A few years later I was teaching at a school where I was the only white person in the school (staff or students). The kids got to a point where they trusted me enough to be open and I would get a lot of "white people" this and "white people" that. Sometimes it hurt to hear them talk about people who looked like me in such a negative way, but I learned that it wasn't really personal. They were sharing their world view with me and by doing so gave me an opportunity to be reflective. Maybe some of what they said applied, some didn't. But none of us can learn and grow if we can't have discussions in "mixed" company.
Now, many years later, I am the mother of a bi-racial child (I know I have mentioned this a lot, so it may begin to sound like blah, blah, blah bi-racial child -- yeah 2V, we get it already). But it brings me full circle -- back to my college thoughts and I have a lot of "holy shit" moments. That speaker was right. I watch the way the world treats him at times in a way they are probably not even aware -- the looks in stores, the getting pulled over by police for walking while being black, the parents who bristle when their white daughters want to date my son. Most, if not all of those people would tell you their is no element of racism in their actions and they would probably believe it.
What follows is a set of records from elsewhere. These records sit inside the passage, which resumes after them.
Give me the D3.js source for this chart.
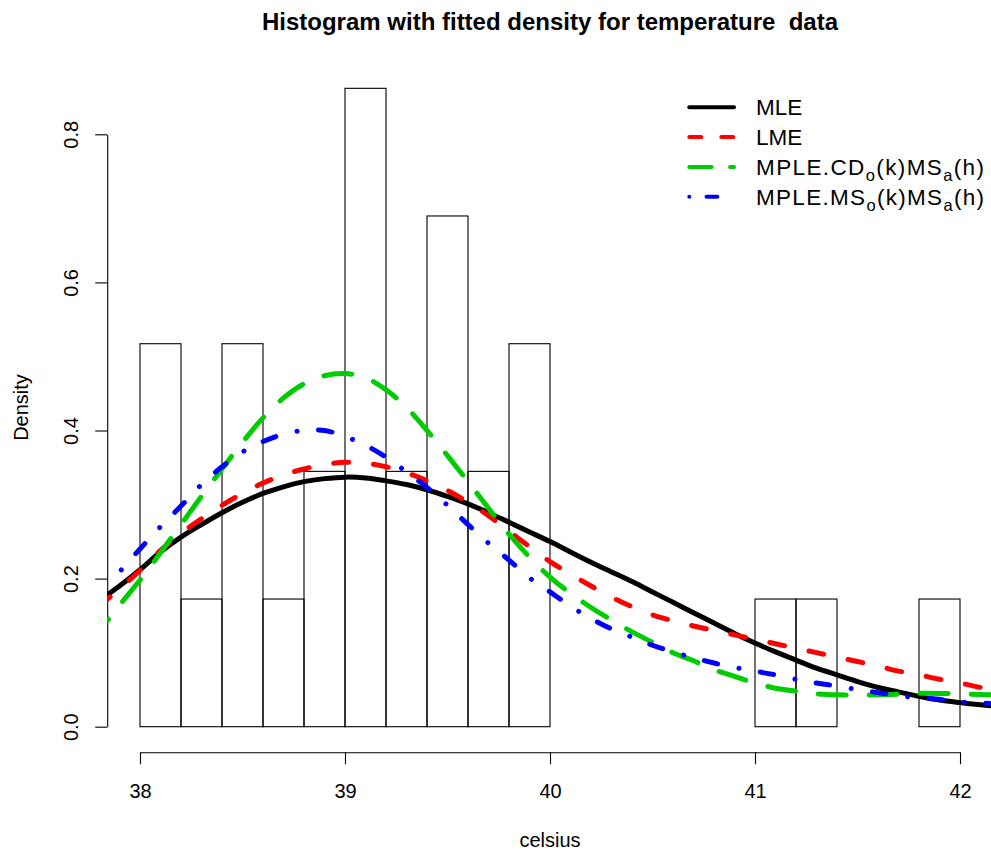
<!DOCTYPE html>
<html><head><meta charset="utf-8">
<script src="https://cdn.jsdelivr.net/npm/d3@7"></script>
<style>
body{margin:0;background:#fff;}
svg{display:block;font-family:"Liberation Sans",Arial,Helvetica,sans-serif;}
</style></head>
<body><svg id="chart" width="991" height="854"></svg>
<script>
// ---- data ----
const binEdges = [38.0,38.2,38.4,38.6,38.8,39.0,39.2,39.4,39.6,39.8,40.0,40.2,40.4,40.6,40.8,41.0,41.2,41.4,41.6,41.8,42.0];
const binDensity = [0.5172,0.1724,0.5172,0.1724,0.3448,0.8621,0.3448,0.6897,0.3448,0.5172,0,0,0,0,0,0.1724,0.1724,0,0,0.1724];

const xTicks = [38,39,40,41,42];
const yTicks = [0.0,0.2,0.4,0.6,0.8];
const yTickLabels = ["0.0","0.2","0.4","0.6","0.8"];

const xs = [37.84,37.9,38.0,38.1,38.2,38.3,38.4,38.5,38.6,38.7,38.8,38.9,39.0,39.1,39.2,39.3,39.4,39.5,39.6,39.7,39.8,39.9,40.0,40.1,40.2,40.3,40.4,40.5,40.6,40.7,40.8,40.9,41.0,41.1,41.2,41.3,41.4,41.5,41.6,41.7,41.8,41.9,42.0,42.1,42.16];
const mle = [0.178,0.190,0.212,0.236,0.256,0.273,0.289,0.303,0.315,0.324,0.331,0.335,0.337,0.336,0.332,0.327,0.320,0.311,0.301,0.289,0.276,0.263,0.250,0.236,0.222,0.209,0.196,0.182,0.168,0.154,0.140,0.126,0.113,0.101,0.090,0.079,0.070,0.061,0.053,0.047,0.041,0.036,0.0325,0.0295,0.028];
const lme = [0.172,0.186,0.211,0.238,0.261,0.281,0.299,0.315,0.329,0.340,0.348,0.354,0.357,0.356,0.351,0.343,0.332,0.319,0.303,0.285,0.264,0.243,0.223,0.206,0.190,0.175,0.162,0.151,0.143,0.136,0.130,0.124,0.118,0.112,0.106,0.100,0.094,0.088,0.082,0.075,0.070,0.064,0.059,0.053,0.050];
const mpleCD = [0.143,0.164,0.198,0.235,0.273,0.311,0.348,0.384,0.417,0.444,0.463,0.474,0.477,0.471,0.455,0.431,0.400,0.366,0.331,0.295,0.260,0.229,0.202,0.180,0.161,0.144,0.128,0.114,0.100,0.089,0.077,0.068,0.059,0.052,0.048,0.0445,0.043,0.0428,0.043,0.044,0.045,0.045,0.0445,0.0435,0.043];
const mpleMS = [0.191,0.209,0.240,0.270,0.298,0.327,0.351,0.371,0.385,0.395,0.400,0.400,0.392,0.380,0.364,0.344,0.323,0.299,0.273,0.248,0.225,0.201,0.182,0.163,0.146,0.132,0.121,0.110,0.101,0.093,0.086,0.080,0.075,0.070,0.064,0.059,0.055,0.050,0.046,0.042,0.039,0.037,0.0335,0.032,0.031];

const seriesNames = ["MLE","LME","MPLE.CD","MPLE.MS"];
const seriesColors = ["#000000","#FF0000","#00CD00","#0000FF"];

// ---- layout ----
const svg = d3.select("#chart");
svg.append("rect").attr("width",991).attr("height",854).attr("fill","#fff");

const x = d3.scaleLinear().domain([38,42]).range([140,960]);
const y = d3.scaleLinear().domain([0,0.8]).range([726.7,134.3]);
const plotL = x(37.84), plotR = x(42.16), plotT = y(0.8966), plotB = y(-0.0345);

// title
svg.append("text").attr("x",(plotL+plotR)/2).attr("y",30)
  .attr("text-anchor","middle").attr("font-size",24).attr("font-weight","bold")
  .style("white-space","pre")
  .text("Histogram with fitted density for temperature  data");

// histogram
const bins = binDensity.map((d,i)=>({x0:binEdges[i],x1:binEdges[i+1],d}));
svg.append("g").selectAll("rect").data(bins).join("rect")
  .attr("x",b=>x(b.x0)).attr("width",b=>x(b.x1)-x(b.x0))
  .attr("y",b=>y(b.d)).attr("height",b=>y(0)-y(b.d))
  .attr("fill","none").attr("stroke","#000").attr("stroke-width",1.1);

// x axis
const xAxis = d3.axisBottom(x).tickValues(xTicks).tickFormat(d3.format("d")).tickSize(12).tickSizeOuter(0);
const gx = svg.append("g").attr("transform",`translate(0,${plotB})`).call(xAxis);
gx.select(".domain").attr("stroke","#000").attr("stroke-width",1.1);
gx.selectAll(".tick line").attr("stroke","#000").attr("stroke-width",1.1);
gx.selectAll(".tick text").attr("y",45.5).attr("dy",null).attr("font-size",20)
  .attr("font-family","Liberation Sans, Arial, sans-serif").attr("fill","#000");

// y axis
const yAxis = d3.axisLeft(y).tickValues(yTicks).tickFormat((d,i)=>yTickLabels[i]).tickSize(12).tickSizeOuter(0);
const gy = svg.append("g").attr("transform",`translate(${plotL},0)`).call(yAxis);
gy.select(".domain").attr("stroke","#000").attr("stroke-width",1.1);
gy.selectAll(".tick line").attr("stroke","#000").attr("stroke-width",1.1);
gy.selectAll(".tick text").attr("x",null).attr("dy",null)
  .attr("transform","translate(-29,0) rotate(-90)")
  .attr("text-anchor","middle").attr("font-size",20)
  .attr("font-family","Liberation Sans, Arial, sans-serif").attr("fill","#000");

// axis titles
svg.append("text").attr("x",(plotL+plotR)/2).attr("y",847).attr("text-anchor","middle")
  .attr("font-size",20).text("celsius");
svg.append("text").attr("transform",`translate(28,${(plotT+plotB)/2}) rotate(-90)`)
  .attr("text-anchor","middle").attr("font-size",20).text("Density");

// curves
svg.append("clipPath").attr("id","clip").append("rect")
  .attr("x",plotL).attr("y",plotT).attr("width",plotR-plotL).attr("height",plotB-plotT);
const line = d3.line().x(d=>x(d[0])).y(d=>y(d[1])).curve(d3.curveCatmullRom.alpha(0.5));
const curveSeries = [
  {vals:mle, color:seriesColors[0], dash:null, off:0},
  {vals:lme, color:seriesColors[1], dash:"15,25", off:11},
  {vals:mpleCD, color:seriesColors[2], dash:"28,23", off:26},
  {vals:mpleMS, color:seriesColors[3], dash:"0.01,21.5,13.6,21.9", off:36}
];
const gc = svg.append("g").attr("clip-path","url(#clip)");
curveSeries.forEach(s=>{
  gc.append("path").datum(xs.map((v,i)=>[v,s.vals[i]]))
    .attr("d",line).attr("fill","none").attr("stroke",s.color)
    .attr("stroke-width",5).attr("stroke-linecap","round").attr("stroke-linejoin","round")
    .attr("stroke-dasharray",s.dash).attr("stroke-dashoffset",s.off);
});

// legend
const legendDash = [null,"12,20","22.4,18.4","0.01,17.2,10.9,17.5"];
const legendLabels = [
  [{t:"MLE"}],
  [{t:"LME"}],
  [{t:"MPLE.CD"},{t:"o",sub:true},{t:"(k)MS"},{t:"a",sub:true},{t:"(h)"}],
  [{t:"MPLE.MS"},{t:"o",sub:true},{t:"(k)MS"},{t:"a",sub:true},{t:"(h)"}]
];
const lg = svg.append("g");
seriesNames.forEach((n,i)=>{
  const ly = 107.3 + i*29.8;
  lg.append("line").attr("x1",689.3).attr("x2",734).attr("y1",ly).attr("y2",ly)
    .attr("stroke",seriesColors[i]).attr("stroke-width",4).attr("stroke-linecap","round")
    .attr("stroke-dasharray",legendDash[i]);
  const t = lg.append("text").attr("x",756).attr("y",ly+8).attr("font-size",22.5);
  let shifted = false;
  legendLabels[i].forEach(p=>{
    const ts = t.append("tspan").text(p.t);
    if(p.sub){ ts.attr("font-size",16.5).attr("dy",6); shifted = true; }
    else if(shifted){ ts.attr("dy",-6); shifted = false; }
  });
  if(legendLabels[i].length>1) t.attr("textLength",228).attr("lengthAdjust","spacing");
});
</script>
</body></html>
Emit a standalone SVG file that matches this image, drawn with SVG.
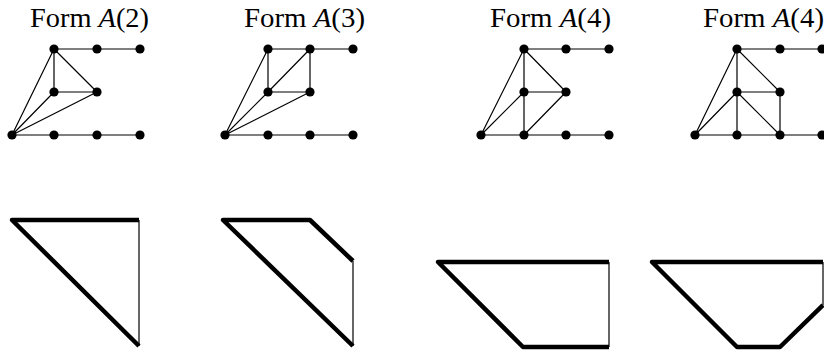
<svg xmlns="http://www.w3.org/2000/svg" width="824" height="354" viewBox="0 0 824 354">
<style>
.lbl{font-family:"Liberation Serif","DejaVu Serif",serif;font-size:27px;fill:#000}
.e{stroke:#000;stroke-width:1.2;fill:none}
.n{fill:#000}
.thick{stroke:#000;stroke-width:4.5;fill:none;stroke-linejoin:round;stroke-linecap:butt}
.thin{stroke:#000;stroke-width:1.2;fill:none}
</style>
<defs>
<circle id="dot" r="4.6" class="n"/>
</defs>
<g id="labels">
<text class="lbl" x="30" y="27" textLength="119" lengthAdjust="spacingAndGlyphs">Form <tspan font-style="italic">A</tspan>(2)</text>
<text class="lbl" x="244" y="27" textLength="121" lengthAdjust="spacingAndGlyphs">Form <tspan font-style="italic">A</tspan>(3)</text>
<text class="lbl" x="490" y="27" textLength="121" lengthAdjust="spacingAndGlyphs">Form <tspan font-style="italic">A</tspan>(4)</text>
<text class="lbl" x="703" y="27" textLength="121" lengthAdjust="spacingAndGlyphs">Form <tspan font-style="italic">A</tspan>(4)</text>
</g>
<g id="connectors">
<path class="e" d="M54 49H140 M12 135H140 M54 49L12 135 M54 49V92 M54 49L97 92 M54 92H97 M12 135L54 92 M12 135L97 92"/>
<path class="e" d="M268 49H353 M225 135H353 M268 49L225 135 M268 49V92 M268 92H310 M310 49V92 M310 49L268 92 M225 135L268 92 M225 135L310 92"/>
<path class="e" d="M524 49H609 M481 135H609 M524 49L481 135 M524 49V135 M524 49L566 92 M524 92H566 M481 135L524 92 M524 135L566 92"/>
<path class="e" d="M737 49H824 M695 135H824 M737 49L695 135 M737 49V135 M737 49L780 92 M737 92H780 M780 92V135 M695 135L737 92 M737 92L780 135"/>
</g>
<g id="graph1">
<use href="#dot" x="54" y="49"/><use href="#dot" x="97" y="49"/><use href="#dot" x="140" y="49"/>
<use href="#dot" x="54" y="92"/><use href="#dot" x="97" y="92"/>
<use href="#dot" x="12" y="135"/><use href="#dot" x="54" y="135"/><use href="#dot" x="97" y="135"/><use href="#dot" x="140" y="135"/>
</g>
<g id="graph2">
<use href="#dot" x="268" y="49"/><use href="#dot" x="310" y="49"/><use href="#dot" x="353" y="49"/>
<use href="#dot" x="268" y="92"/><use href="#dot" x="310" y="92"/>
<use href="#dot" x="225" y="135"/><use href="#dot" x="268" y="135"/><use href="#dot" x="310" y="135"/><use href="#dot" x="353" y="135"/>
</g>
<g id="graph3">
<use href="#dot" x="524" y="49"/><use href="#dot" x="566" y="49"/><use href="#dot" x="609" y="49"/>
<use href="#dot" x="524" y="92"/><use href="#dot" x="566" y="92"/>
<use href="#dot" x="481" y="135"/><use href="#dot" x="524" y="135"/><use href="#dot" x="566" y="135"/><use href="#dot" x="609" y="135"/>
</g>
<g id="graph4">
<use href="#dot" x="737" y="49"/><use href="#dot" x="780" y="49"/><use href="#dot" x="822" y="49"/>
<use href="#dot" x="737" y="92"/><use href="#dot" x="780" y="92"/>
<use href="#dot" x="695" y="135"/><use href="#dot" x="737" y="135"/><use href="#dot" x="780" y="135"/><use href="#dot" x="822" y="135"/>
</g>
<g id="shape1">
<polyline class="thick" points="139,220 12,220 139,346"/>
<line class="thin" x1="139" y1="220" x2="139" y2="346"/>
</g>
<g id="shape2">
<polyline class="thick" points="353,261 310,220 223,220 353,346"/>
<line class="thin" x1="353" y1="261" x2="353" y2="346"/>
</g>
<g id="shape3">
<polyline class="thick" points="609,262 438,262 523,347 609,347"/>
<line class="thin" x1="609" y1="262" x2="609" y2="347"/>
</g>
<g id="shape4">
<polyline class="thick" points="823,262 652,262 737,347 780,347 823,305"/>
<line class="thin" x1="823" y1="262" x2="823" y2="305"/>
</g>
</svg>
And at times, even when I know more and hopefully know better, I need to question my own thoughts and actions and try to learn more and do a little better each day. I have to know that my son will face things as a black man that the world will never ask of me as a white woman. That's racism and we can pretend it doesn't exist or doesn't apply to us or we can listen to people who know better.
I hear you, Kris.
September 21, 2009 7:04 PM | Reply | Permalink
I love how children see color. My 3 year old daughter who is Hispanic was fairly "brown" by the end of the summer from all her days at the pool and beach. I said something like "wow baby you are so brown this summer" and she responded with "yup, just like my friend Ama". Her friend Ama is our neighbor who's family is from Ghana and is very dark skinned black; but my daughter didn't see it that way, she was excited that she was getting darker like her good friend.
Unless we mess them up, which we parents have been known to do; children have the most amazing outlook and views of things like race and we would benefit from seeing the world as they do sometimes.
September 22, 2009 8:41 AM | Reply | Permalink
I am Barry's age, I had a small pox vaccination and you can't see it on my arm.
Hey Birthers... look over here and yell while Wall Street rips your dumb asses off over there...you won't even notice getting fired or getting foreclosed on.